_WHAT IS BEING ASKED_
Give back the entire listing verbatim.
── RECORDED INFORMATION
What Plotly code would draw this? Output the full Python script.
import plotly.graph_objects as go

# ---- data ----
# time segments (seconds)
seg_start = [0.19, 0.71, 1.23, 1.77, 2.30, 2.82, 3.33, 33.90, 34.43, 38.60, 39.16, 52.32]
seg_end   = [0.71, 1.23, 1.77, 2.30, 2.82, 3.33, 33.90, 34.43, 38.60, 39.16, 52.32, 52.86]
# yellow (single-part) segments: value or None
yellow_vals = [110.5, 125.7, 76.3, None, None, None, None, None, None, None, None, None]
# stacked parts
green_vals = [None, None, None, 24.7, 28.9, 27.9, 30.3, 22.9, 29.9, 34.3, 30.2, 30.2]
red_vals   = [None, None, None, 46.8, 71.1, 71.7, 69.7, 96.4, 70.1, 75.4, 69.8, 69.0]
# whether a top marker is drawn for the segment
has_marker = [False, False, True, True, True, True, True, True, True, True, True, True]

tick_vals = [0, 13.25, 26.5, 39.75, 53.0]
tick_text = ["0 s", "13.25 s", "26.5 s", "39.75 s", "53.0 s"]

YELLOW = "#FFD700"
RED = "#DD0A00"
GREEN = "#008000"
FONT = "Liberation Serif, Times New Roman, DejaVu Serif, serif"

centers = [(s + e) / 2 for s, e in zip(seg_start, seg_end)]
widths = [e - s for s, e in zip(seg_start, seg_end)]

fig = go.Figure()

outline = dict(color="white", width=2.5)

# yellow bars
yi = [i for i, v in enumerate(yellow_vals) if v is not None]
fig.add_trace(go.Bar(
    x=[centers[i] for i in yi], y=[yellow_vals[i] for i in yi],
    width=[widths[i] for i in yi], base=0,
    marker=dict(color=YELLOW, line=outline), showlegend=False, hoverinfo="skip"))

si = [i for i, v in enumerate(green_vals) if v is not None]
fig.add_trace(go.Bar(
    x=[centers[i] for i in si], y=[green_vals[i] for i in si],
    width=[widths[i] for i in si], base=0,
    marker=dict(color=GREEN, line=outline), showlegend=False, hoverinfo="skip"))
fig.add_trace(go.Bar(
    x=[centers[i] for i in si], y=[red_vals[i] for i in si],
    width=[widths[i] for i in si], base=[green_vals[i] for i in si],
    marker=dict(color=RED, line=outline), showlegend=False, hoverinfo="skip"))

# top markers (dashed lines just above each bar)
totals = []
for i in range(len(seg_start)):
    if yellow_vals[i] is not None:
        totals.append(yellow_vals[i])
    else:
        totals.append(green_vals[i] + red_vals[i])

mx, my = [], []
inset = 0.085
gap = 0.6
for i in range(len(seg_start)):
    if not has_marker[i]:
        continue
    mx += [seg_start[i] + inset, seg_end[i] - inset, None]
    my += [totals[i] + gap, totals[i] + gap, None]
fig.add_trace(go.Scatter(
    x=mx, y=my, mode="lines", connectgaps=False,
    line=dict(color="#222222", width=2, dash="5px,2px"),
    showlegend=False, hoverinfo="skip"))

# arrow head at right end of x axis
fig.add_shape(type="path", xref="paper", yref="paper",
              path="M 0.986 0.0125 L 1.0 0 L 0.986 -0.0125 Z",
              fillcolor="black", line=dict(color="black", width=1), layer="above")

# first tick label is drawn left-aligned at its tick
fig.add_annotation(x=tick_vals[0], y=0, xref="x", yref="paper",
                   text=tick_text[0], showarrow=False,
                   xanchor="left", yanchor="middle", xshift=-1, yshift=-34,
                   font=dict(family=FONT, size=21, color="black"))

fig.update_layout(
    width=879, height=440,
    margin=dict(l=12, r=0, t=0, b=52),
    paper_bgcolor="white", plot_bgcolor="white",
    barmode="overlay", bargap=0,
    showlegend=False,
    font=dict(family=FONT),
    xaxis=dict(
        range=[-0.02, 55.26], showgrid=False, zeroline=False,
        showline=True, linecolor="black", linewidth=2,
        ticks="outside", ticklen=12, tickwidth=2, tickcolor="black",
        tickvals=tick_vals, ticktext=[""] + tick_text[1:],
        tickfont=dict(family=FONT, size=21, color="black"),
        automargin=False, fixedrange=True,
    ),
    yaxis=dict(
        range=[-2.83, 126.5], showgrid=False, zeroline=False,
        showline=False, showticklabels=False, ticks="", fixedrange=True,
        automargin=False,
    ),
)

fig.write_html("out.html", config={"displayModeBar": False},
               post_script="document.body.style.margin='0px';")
────
_RESULT OF THIS EXERCISE_
What Plotly code would draw this? Output the full Python script.
import plotly.graph_objects as go

# ---- data ----
# time segments (seconds)
seg_start = [0.19, 0.71, 1.23, 1.77, 2.30, 2.82, 3.33, 33.90, 34.43, 38.60, 39.16, 52.32]
seg_end   = [0.71, 1.23, 1.77, 2.30, 2.82, 3.33, 33.90, 34.43, 38.60, 39.16, 52.32, 52.86]
# yellow (single-part) segments: value or None
yellow_vals = [110.5, 125.7, 76.3, None, None, None, None, None, None, None, None, None]
# stacked parts
green_vals = [None, None, None, 24.7, 28.9, 27.9, 30.3, 22.9, 29.9, 34.3, 30.2, 30.2]
red_vals   = [None, None, None, 46.8, 71.1, 71.7, 69.7, 96.4, 70.1, 75.4, 69.8, 69.0]
# whether a top marker is drawn for the segment
has_marker = [False, False, True, True, True, True, True, True, True, True, True, True]

tick_vals = [0, 13.25, 26.5, 39.75, 53.0]
tick_text = ["0 s", "13.25 s", "26.5 s", "39.75 s", "53.0 s"]

YELLOW = "#FFD700"
RED = "#DD0A00"
GREEN = "#008000"
FONT = "Liberation Serif, Times New Roman, DejaVu Serif, serif"

centers = [(s + e) / 2 for s, e in zip(seg_start, seg_end)]
widths = [e - s for s, e in zip(seg_start, seg_end)]

fig = go.Figure()

outline = dict(color="white", width=2.5)

# yellow bars
yi = [i for i, v in enumerate(yellow_vals) if v is not None]
fig.add_trace(go.Bar(
    x=[centers[i] for i in yi], y=[yellow_vals[i] for i in yi],
    width=[widths[i] for i in yi], base=0,
    marker=dict(color=YELLOW, line=outline), showlegend=False, hoverinfo="skip"))

si = [i for i, v in enumerate(green_vals) if v is not None]
fig.add_trace(go.Bar(
    x=[centers[i] for i in si], y=[green_vals[i] for i in si],
    width=[widths[i] for i in si], base=0,
    marker=dict(color=GREEN, line=outline), showlegend=False, hoverinfo="skip"))
fig.add_trace(go.Bar(
    x=[centers[i] for i in si], y=[red_vals[i] for i in si],
    width=[widths[i] for i in si], base=[green_vals[i] for i in si],
    marker=dict(color=RED, line=outline), showlegend=False, hoverinfo="skip"))

# top markers (dashed lines just above each bar)
totals = []
for i in range(len(seg_start)):
    if yellow_vals[i] is not None:
        totals.append(yellow_vals[i])
    else:
        totals.append(green_vals[i] + red_vals[i])

mx, my = [], []
inset = 0.085
gap = 0.6
for i in range(len(seg_start)):
    if not has_marker[i]:
        continue
    mx += [seg_start[i] + inset, seg_end[i] - inset, None]
    my += [totals[i] + gap, totals[i] + gap, None]
fig.add_trace(go.Scatter(
    x=mx, y=my, mode="lines", connectgaps=False,
    line=dict(color="#222222", width=2, dash="5px,2px"),
    showlegend=False, hoverinfo="skip"))

# arrow head at right end of x axis
fig.add_shape(type="path", xref="paper", yref="paper",
              path="M 0.986 0.0125 L 1.0 0 L 0.986 -0.0125 Z",
              fillcolor="black", line=dict(color="black", width=1), layer="above")

# first tick label is drawn left-aligned at its tick
fig.add_annotation(x=tick_vals[0], y=0, xref="x", yref="paper",
                   text=tick_text[0], showarrow=False,
                   xanchor="left", yanchor="middle", xshift=-1, yshift=-34,
                   font=dict(family=FONT, size=21, color="black"))

fig.update_layout(
    width=879, height=440,
    margin=dict(l=12, r=0, t=0, b=52),
    paper_bgcolor="white", plot_bgcolor="white",
    barmode="overlay", bargap=0,
    showlegend=False,
    font=dict(family=FONT),
    xaxis=dict(
        range=[-0.02, 55.26], showgrid=False, zeroline=False,
        showline=True, linecolor="black", linewidth=2,
        ticks="outside", ticklen=12, tickwidth=2, tickcolor="black",
        tickvals=tick_vals, ticktext=[""] + tick_text[1:],
        tickfont=dict(family=FONT, size=21, color="black"),
        automargin=False, fixedrange=True,
    ),
    yaxis=dict(
        range=[-2.83, 126.5], showgrid=False, zeroline=False,
        showline=False, showticklabels=False, ticks="", fixedrange=True,
        automargin=False,
    ),
)

fig.write_html("out.html", config={"displayModeBar": False},
               post_script="document.body.style.margin='0px';")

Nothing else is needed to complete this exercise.